The problem: Will you write out the data exactly, excluding every picture?

== Given material ==

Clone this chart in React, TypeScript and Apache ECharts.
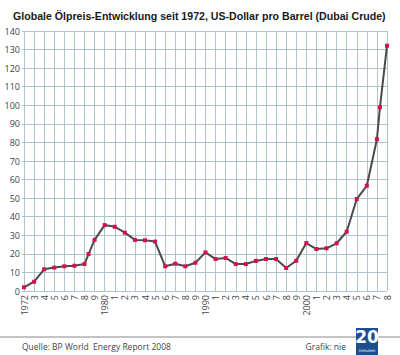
import React, { useEffect, useRef } from "react";
import * as echarts from "echarts";

const years = [1972, 1973, 1974, 1975, 1976, 1977, 1978, 1978.4, 1979, 1980, 1981, 1982, 1983, 1984, 1985, 1986, 1987, 1988, 1989, 1990, 1991, 1992, 1993, 1994, 1995, 1996, 1997, 1998, 1999, 2000, 2001, 2002, 2003, 2004, 2005, 2006, 2007, 2007.3, 2008];
const prices = [2.0, 5.0, 11.7, 12.6, 13.3, 13.6, 14.5, 19.9, 27.5, 35.5, 34.6, 31.4, 27.5, 27.3, 26.6, 13.3, 14.7, 13.3, 15.2, 20.8, 17.2, 17.8, 14.5, 14.5, 16.2, 17.2, 17.2, 12.4, 16.3, 25.8, 22.6, 23.0, 25.7, 31.9, 49.5, 56.7, 81.7, 98.9, 132.1];
const fullYearLabels = [1972, 1980, 1990, 2000];

const titleText = "Globale Ölpreis-Entwicklung seit 1972, US-Dollar pro Barrel (Dubai Crude)";
const sourceText = "Quelle: BP World  Energy Report 2008";
const creditText = "Grafik: nie";

export default function App() {
  const ref = useRef<HTMLDivElement>(null);
  useEffect(() => {
    if (!ref.current) return;
    const chart = echarts.init(ref.current, null, { renderer: "svg" });
    const gridColor = "#aec3ca";
    chart.setOption({
      animation: false,
      backgroundColor: "#ffffff",
      title: {
        text: titleText,
        left: 8,
        top: 5,
        textStyle: { fontFamily: "Liberation Sans", fontWeight: "bold", fontSize: 10.6, color: "#1a1a1a" },
      },
      grid: { left: 24, right: 13, top: 31, bottom: 64 },
      xAxis: {
        type: "value",
        min: 1972,
        max: 2008,
        interval: 1,
        axisLine: { show: false },
        axisTick: { show: false },
        splitLine: { show: true, lineStyle: { color: gridColor, width: 1 } },
        axisLabel: {
          rotate: 90,
          margin: 4,
          fontFamily: "Open Sans",
          fontSize: 9,
          color: "#444",
          formatter: (v: number) => (fullYearLabels.includes(v) ? String(v) : String(v % 10)),
        },
      },
      yAxis: {
        type: "value",
        min: 0,
        max: 140,
        interval: 10,
        axisLine: { show: false },
        axisTick: { show: true, length: 2, lineStyle: { color: gridColor } },
        splitLine: { show: true, lineStyle: { color: gridColor, width: 1 } },
        axisLabel: { margin: 4, fontFamily: "Open Sans", fontSize: 9, color: "#444" },
      },
      series: [
        {
          type: "line",
          data: years.map((y, i) => [y, prices[i]]),
          symbol: "rect",
          symbolSize: 4,
          lineStyle: { color: "#4a4a4a", width: 2 },
          itemStyle: { color: "#d6104e" },
        },
      ],
      graphic: [
        { type: "line", shape: { x1: 0, y1: 337, x2: 400, y2: 337 }, style: { stroke: "#888", lineWidth: 1 } },
        { type: "text", x: 22, y: 342, style: { text: sourceText, fontFamily: "Open Sans", fontSize: 8.5, fill: "#444" } },
        { type: "text", x: 346, y: 342, style: { text: creditText, fontFamily: "Open Sans", fontSize: 8.5, fill: "#444", align: "right" } },
        { type: "rect", shape: { x: 356, y: 328, width: 22, height: 27 }, style: { fill: "#1d4f8f" } },
        { type: "text", x: 367, y: 328, style: { text: "20", fontFamily: "DejaVu Sans", fontWeight: "bold", fontSize: 17, fill: "#ffffff", align: "center" } },
        { type: "text", x: 367, y: 348, style: { text: "minuten", fontFamily: "DejaVu Sans", fontSize: 4, fill: "#ffffff", align: "center" } },
      ],
    });
    return () => chart.dispose();
  }, []);
  return <div ref={ref} style={{ position: "absolute", left: 0, top: 0, width: 400, height: 355 }} />;
}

===

Answer:
Clone this chart in React, TypeScript and Apache ECharts.
import React, { useEffect, useRef } from "react";
import * as echarts from "echarts";

const years = [1972, 1973, 1974, 1975, 1976, 1977, 1978, 1978.4, 1979, 1980, 1981, 1982, 1983, 1984, 1985, 1986, 1987, 1988, 1989, 1990, 1991, 1992, 1993, 1994, 1995, 1996, 1997, 1998, 1999, 2000, 2001, 2002, 2003, 2004, 2005, 2006, 2007, 2007.3, 2008];
const prices = [2.0, 5.0, 11.7, 12.6, 13.3, 13.6, 14.5, 19.9, 27.5, 35.5, 34.6, 31.4, 27.5, 27.3, 26.6, 13.3, 14.7, 13.3, 15.2, 20.8, 17.2, 17.8, 14.5, 14.5, 16.2, 17.2, 17.2, 12.4, 16.3, 25.8, 22.6, 23.0, 25.7, 31.9, 49.5, 56.7, 81.7, 98.9, 132.1];
const fullYearLabels = [1972, 1980, 1990, 2000];

const titleText = "Globale Ölpreis-Entwicklung seit 1972, US-Dollar pro Barrel (Dubai Crude)";
const sourceText = "Quelle: BP World  Energy Report 2008";
const creditText = "Grafik: nie";

export default function App() {
  const ref = useRef<HTMLDivElement>(null);
  useEffect(() => {
    if (!ref.current) return;
    const chart = echarts.init(ref.current, null, { renderer: "svg" });
    const gridColor = "#aec3ca";
    chart.setOption({
      animation: false,
      backgroundColor: "#ffffff",
      title: {
        text: titleText,
        left: 8,
        top: 5,
        textStyle: { fontFamily: "Liberation Sans", fontWeight: "bold", fontSize: 10.6, color: "#1a1a1a" },
      },
      grid: { left: 24, right: 13, top: 31, bottom: 64 },
      xAxis: {
        type: "value",
        min: 1972,
        max: 2008,
        interval: 1,
        axisLine: { show: false },
        axisTick: { show: false },
        splitLine: { show: true, lineStyle: { color: gridColor, width: 1 } },
        axisLabel: {
          rotate: 90,
          margin: 4,
          fontFamily: "Open Sans",
          fontSize: 9,
          color: "#444",
          formatter: (v: number) => (fullYearLabels.includes(v) ? String(v) : String(v % 10)),
        },
      },
      yAxis: {
        type: "value",
        min: 0,
        max: 140,
        interval: 10,
        axisLine: { show: false },
        axisTick: { show: true, length: 2, lineStyle: { color: gridColor } },
        splitLine: { show: true, lineStyle: { color: gridColor, width: 1 } },
        axisLabel: { margin: 4, fontFamily: "Open Sans", fontSize: 9, color: "#444" },
      },
      series: [
        {
          type: "line",
          data: years.map((y, i) => [y, prices[i]]),
          symbol: "rect",
          symbolSize: 4,
          lineStyle: { color: "#4a4a4a", width: 2 },
          itemStyle: { color: "#d6104e" },
        },
      ],
      graphic: [
        { type: "line", shape: { x1: 0, y1: 337, x2: 400, y2: 337 }, style: { stroke: "#888", lineWidth: 1 } },
        { type: "text", x: 22, y: 342, style: { text: sourceText, fontFamily: "Open Sans", fontSize: 8.5, fill: "#444" } },
        { type: "text", x: 346, y: 342, style: { text: creditText, fontFamily: "Open Sans", fontSize: 8.5, fill: "#444", align: "right" } },
        { type: "rect", shape: { x: 356, y: 328, width: 22, height: 27 }, style: { fill: "#1d4f8f" } },
        { type: "text", x: 367, y: 328, style: { text: "20", fontFamily: "DejaVu Sans", fontWeight: "bold", fontSize: 17, fill: "#ffffff", align: "center" } },
        { type: "text", x: 367, y: 348, style: { text: "minuten", fontFamily: "DejaVu Sans", fontSize: 4, fill: "#ffffff", align: "center" } },
      ],
    });
    return () => chart.dispose();
  }, []);
  return <div ref={ref} style={{ position: "absolute", left: 0, top: 0, width: 400, height: 355 }} />;
}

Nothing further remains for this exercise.